Had to swing by the local LFS here to get a lil more sand for my big tank and they had in this lil guy...Had a spare hexagon tank which is now his new home


----------



## jan (Apr 24, 2004)

It is cut in half, poor fishy









Nice pick up!


----------



## Death in #'s (Apr 29, 2003)

they are frigin sweet

nice pick up


----------



## elTwitcho (Jun 22, 2004)

Those guys grow FAST when they hit their spurt, hope you've got a 75+ laying around


----------



## lemmywinks (Jan 25, 2004)

can you get a better pic? that doesnt really look like a fahaka to me.... maybe a king kong puffer?

but I could be wrong :laugh:


----------



## lemmywinks (Jan 25, 2004)

elTwitcho said:


> Those guys grow FAST when they hit their spurt, hope you've got a 75+ laying around


 actually, fahakas aren't really fast growers. if your lucky they will grow 3/4 of an inch in a month


----------



## Lonald (Jan 10, 2004)

fahakas are sweet :nod:


----------



## TimmyTeam (Jun 20, 2003)

yea... that doesnt look like a fahake

nice puffer tho


----------



## pythonwill (Feb 2, 2003)

lemmywinks said:


> can you get a better pic? that doesnt really look like a fahaka to me.... maybe a king kong puffer?
> 
> but I could be wrong :laugh:


 Your not wrong, It looks like a king kong to me too :nod: I never seen a fahaka look like that


----------



## SMITZ71 (Jun 4, 2004)

Yeah I was curious the same for most Fahakas I've seen are much different in coloration...It's currently in a tiny hexagon tank which is why the pic looks like its split in 2..I'll do some more pics soon


----------



## SLANTED (Dec 7, 2003)

Yep, definately not a fahaka.

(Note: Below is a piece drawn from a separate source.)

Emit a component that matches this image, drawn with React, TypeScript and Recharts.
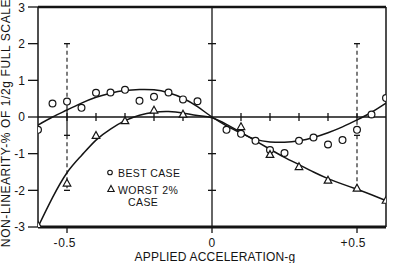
import React from "react";
import {
  ComposedChart,
  XAxis,
  YAxis,
  Scatter,
  Line,
  ReferenceLine,
  Legend,
} from "recharts";

// ---------- data ----------
const bestCaseX = [-0.6, -0.55, -0.5, -0.45, -0.4, -0.35, -0.3, -0.25, -0.2, -0.15, -0.1, -0.05, 0.05, 0.1, 0.15, 0.2, 0.25, 0.3, 0.35, 0.4, 0.45, 0.5, 0.55, 0.6];
const bestCaseY = [-0.35, 0.37, 0.42, 0.25, 0.66, 0.67, 0.74, 0.44, 0.55, 0.67, 0.48, 0.43, -0.35, -0.46, -0.65, -0.9, -0.98, -0.65, -0.56, -0.75, -0.63, -0.35, 0.07, 0.52];

const worstCaseX = [-0.6, -0.5, -0.4, -0.3, -0.2, -0.1, 0.1, 0.2, 0.3, 0.4, 0.5, 0.6];
const worstCaseY = [-2.95, -1.8, -0.5, -0.1, 0.19, 0.08, -0.26, -1.02, -1.35, -1.72, -1.94, -2.27];

const curveX = [-0.6, -0.55, -0.5, -0.45, -0.4, -0.35, -0.3, -0.25, -0.2, -0.15, -0.1, -0.05, 0, 0.05, 0.1, 0.15, 0.2, 0.25, 0.3, 0.35, 0.4, 0.45, 0.5, 0.55, 0.6];
const bestFitY = [-0.22, 0.0, 0.19, 0.38, 0.54, 0.65, 0.72, 0.75, 0.74, 0.66, 0.51, 0.28, 0.0, -0.24, -0.44, -0.61, -0.68, -0.69, -0.65, -0.56, -0.43, -0.27, -0.08, 0.13, 0.38];
const worstFitY = [-3.0, -2.2, -1.52, -1.05, -0.63, -0.33, -0.1, 0.05, 0.13, 0.15, 0.11, 0.04, -0.02, -0.2, -0.42, -0.65, -0.88, -1.1, -1.3, -1.5, -1.68, -1.83, -1.97, -2.12, -2.28];

// error bars
const errorBarX = [-0.5, -0.5, -0.5, 0.5, 0.5];
const errorDashedFrom = [2, -0.5, null, 2, -0.5];
const errorDashedTo = [0.42, -2, null, -0.35, -1.94];
const errorSolidFrom = [null, null, 0.42, null, null];
const errorSolidTo = [null, null, -0.5, null, null];
const errorCapX = [-0.5, -0.5, -0.5, 0.5, 0.5];
const errorCapY = [2, -0.5, -2, 2, -0.5];

// axes
const yTicks = [-3, -2, -1, 0, 1, 2, 3];
const xTickValues = [-0.5, 0, 0.5];
const xTickLabels = ["-0.5", "0", "+0.5"];
const zeroLineTicksX = [-0.5, -0.4, -0.3, -0.2, -0.1, 0.1, 0.2, 0.3, 0.4, 0.5];
const zeroLineTicksY = [-2, -1, 1, 2];

const xLabel = "APPLIED ACCELERATION-g";
const yLabel = "NON-LINEARITY-% OF 1/2g FULL SCALE";
const legendBest = "BEST CASE";
const legendWorst1 = "WORST 2%";
const legendWorst2 = "CASE";

// ---------- derived tables ----------
const bestPoints = bestCaseX.map((x, i) => ({ x, y: bestCaseY[i] }));
const worstPoints = worstCaseX.map((x, i) => ({ x, y: worstCaseY[i] }));
const bestCurve = curveX.map((x, i) => ({ x, y: bestFitY[i] }));
const worstCurve = curveX.map((x, i) => ({ x, y: worstFitY[i] }));
const capPoints = errorCapX.map((x, i) => ({ x, y: errorCapY[i] }));
const zeroTickPtsX = zeroLineTicksX.map((x) => ({ x, y: 0 }));
const zeroTickPtsY = zeroLineTicksY.map((y) => ({ x: 0, y }));

const INK = "#141414";
const FONT = "'Liberation Sans', Arial, sans-serif";

const CircleMark = (p: any) => (
  <circle cx={p.cx} cy={p.cy} r={3.4} fill="#fff" stroke={INK} strokeWidth={1.2} />
);
const TriMark = (p: any) => {
  const s = 3.8;
  return (
    <path
      d={`M${p.cx},${p.cy - s} L${p.cx + s},${p.cy + s * 0.8} L${p.cx - s},${p.cy + s * 0.8} Z`}
      fill="#fff"
      stroke={INK}
      strokeWidth={1.2}
    />
  );
};
const VTick = (p: any) => (
  <line x1={p.cx} x2={p.cx} y1={p.cy - 4} y2={p.cy + 4} stroke={INK} strokeWidth={1.3} />
);
const HTick = (p: any) => (
  <line x1={p.cx - 4} x2={p.cx + 4} y1={p.cy} y2={p.cy} stroke={INK} strokeWidth={1.3} />
);
const Cap = (p: any) => (
  <line x1={p.cx - 3} x2={p.cx + 3} y1={p.cy} y2={p.cy} stroke={INK} strokeWidth={1.3} />
);

const XTick = (p: any) => {
  const { x, y, payload } = p;
  const idx = xTickValues.indexOf(payload.value);
  const label = idx >= 0 ? xTickLabels[idx] : String(payload.value);
  const hasSign = label[0] === "-" || label[0] === "+";
  const num = hasSign ? label.slice(1) : label;
  return (
    <g fontFamily={FONT} fontSize={12} fill={INK}>
      <text x={x} y={y} dy="0.71em" textAnchor="middle" letterSpacing={0.3}>
        {num}
      </text>
      {hasSign && (
        <text x={x - 9.5} y={y} dy="0.71em" textAnchor="end">
          {label[0]}
        </text>
      )}
    </g>
  );
};

const YLabel = () => (
  <text
    x={10}
    y={123}
    transform="rotate(-90 10 123)"
    textAnchor="middle"
    fontFamily={FONT}
    fontSize={12}
    letterSpacing={0.6}
    fill={INK}
  >
    {yLabel}
  </text>
);

const XLabel = () => (
  <text
    x={215}
    y={261}
    textAnchor="middle"
    fontFamily={FONT}
    fontSize={12}
    letterSpacing={0.2}
    fill={INK}
  >
    {xLabel}
  </text>
);

const LegendBox = () => (
  <svg width={100} height={50} style={{ display: "block" }}>
    <g fontFamily={FONT} fontSize={10.5} fill={INK} letterSpacing={0.4}>
      <circle cx={10} cy={12.5} r={2.3} fill="#fff" stroke={INK} strokeWidth={1.1} />
      <text x={18} y={17}>{legendBest}</text>
      <path d="M11,25.5 L14.2,31.5 L7.8,31.5 Z" fill="#fff" stroke={INK} strokeWidth={1.1} />
      <text x={18} y={33.5}>{legendWorst1}</text>
      <text x={28} y={45.5}>{legendWorst2}</text>
    </g>
  </svg>
);

export default function App() {
  return (
    <div style={{ position: "absolute", left: 0, top: 0, width: 394, height: 263, background: "#fff" }}>
      <ComposedChart width={394} height={263} margin={{ top: 7, right: 8, bottom: 0, left: 0 }}>
        <XAxis
          type="number"
          dataKey="x"
          domain={[-0.6, 0.6]}
          allowDataOverflow
          ticks={xTickValues}
          tick={<XTick />}
          tickSize={6}
          tickMargin={5}
          height={36}
          axisLine={{ stroke: INK, strokeWidth: 3 }}
          tickLine={{ stroke: INK, strokeWidth: 1.3 }}
          label={XLabel}
        />
        <YAxis
          type="number"
          dataKey="y"
          domain={[-3, 3]}
          allowDataOverflow
          ticks={yTicks}
          width={38}
          tickSize={10}
          tickMargin={3}
          tick={{ fill: INK, fontSize: 12, fontFamily: FONT }}
          axisLine={{ stroke: INK, strokeWidth: 1.5 }}
          tickLine={{ stroke: INK, strokeWidth: 1.3 }}
          label={YLabel}
        />
        <ReferenceLine y={3} stroke={INK} strokeWidth={2.5} />
        <ReferenceLine x={0.6} stroke={INK} strokeWidth={1.5} />
        <ReferenceLine y={0} stroke={INK} strokeWidth={1.3} />
        <ReferenceLine x={0} stroke={INK} strokeWidth={1.3} />

        {errorBarX.map((x, i) =>
          errorDashedFrom[i] !== null ? (
            <ReferenceLine
              key={`ed${i}`}
              segment={[{ x, y: errorDashedFrom[i] as number }, { x, y: errorDashedTo[i] as number }]}
              stroke={INK}
              strokeWidth={1.1}
              strokeDasharray="4 3"
            />
          ) : null
        )}
        {errorBarX.map((x, i) =>
          errorSolidFrom[i] !== null ? (
            <ReferenceLine
              key={`es${i}`}
              segment={[{ x, y: errorSolidFrom[i] as number }, { x, y: errorSolidTo[i] as number }]}
              stroke={INK}
              strokeWidth={1.2}
            />
          ) : null
        )}

        <Scatter data={zeroTickPtsX} dataKey="y" shape={VTick} isAnimationActive={false} />
        <Scatter data={zeroTickPtsY} dataKey="y" shape={HTick} isAnimationActive={false} />
        <Scatter data={capPoints} dataKey="y" shape={Cap} isAnimationActive={false} />

        <Line data={bestCurve} dataKey="y" type="natural" stroke={INK} strokeWidth={1.5} dot={false} isAnimationActive={false} />
        <Line data={worstCurve} dataKey="y" type="natural" stroke={INK} strokeWidth={1.5} dot={false} isAnimationActive={false} />

        <Scatter data={bestPoints} dataKey="y" shape={CircleMark} isAnimationActive={false} />
        <Scatter data={worstPoints} dataKey="y" shape={TriMark} isAnimationActive={false} />

        <Legend
          layout="vertical"
          align="center"
          verticalAlign="middle"
          wrapperStyle={{ left: 100, top: 160, width: 100, height: 50 }}
          content={() => <LegendBox />}
        />
      </ComposedChart>
    </div>
  );
}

Possibly a "king kong" or maybe even an arrow head.

Fahakas grow on the fast side, about an 1" a month until they reach 8"-9" or so and they start to slow down.


----------



## SMITZ71 (Jun 4, 2004)

Here's another shot of the Puffer...Iam thinking this is an Arrowhead after viewing many photos and talking with others that have them...Sorry for the mix up earlier and thank you for the correction :laugh: Feel free to id it


----------



## elTwitcho (Jun 22, 2004)

That's good for you dude, a fahaka would need a huge tank very quickly. As the arrowhead likes to spend most of its time waiting in ambush for it's prey you can get by using just that hex tank most likely


----------



## Death in #'s (Apr 29, 2003)

:laugh: dam he looks like a poopie 
but a nice poopie at that


----------



## Serygo (May 17, 2004)

Very nice!


----------



## lemmywinks (Jan 25, 2004)

In that pic it does look like an arrowhead









very nice


----------



## SMITZ71 (Jun 4, 2004)

I have a 40 gal empty right now....Looking to move next year in late March to April so Iam trying not to start another tank...damn...so tempting


----------



## hyphen (Apr 4, 2004)

looks like a king kong / black river / palembang puffer to me. nice pick up though


----------



## Lonald (Jan 10, 2004)

i would say arrowhead :nod:


----------



## flyboy (May 11, 2004)

its an arowhead, mean SOB's. should be fine in a 40 for life.


----------



## Husky_Jim (May 26, 2003)

Nice Suvattii man!!!!!!!!!!


----------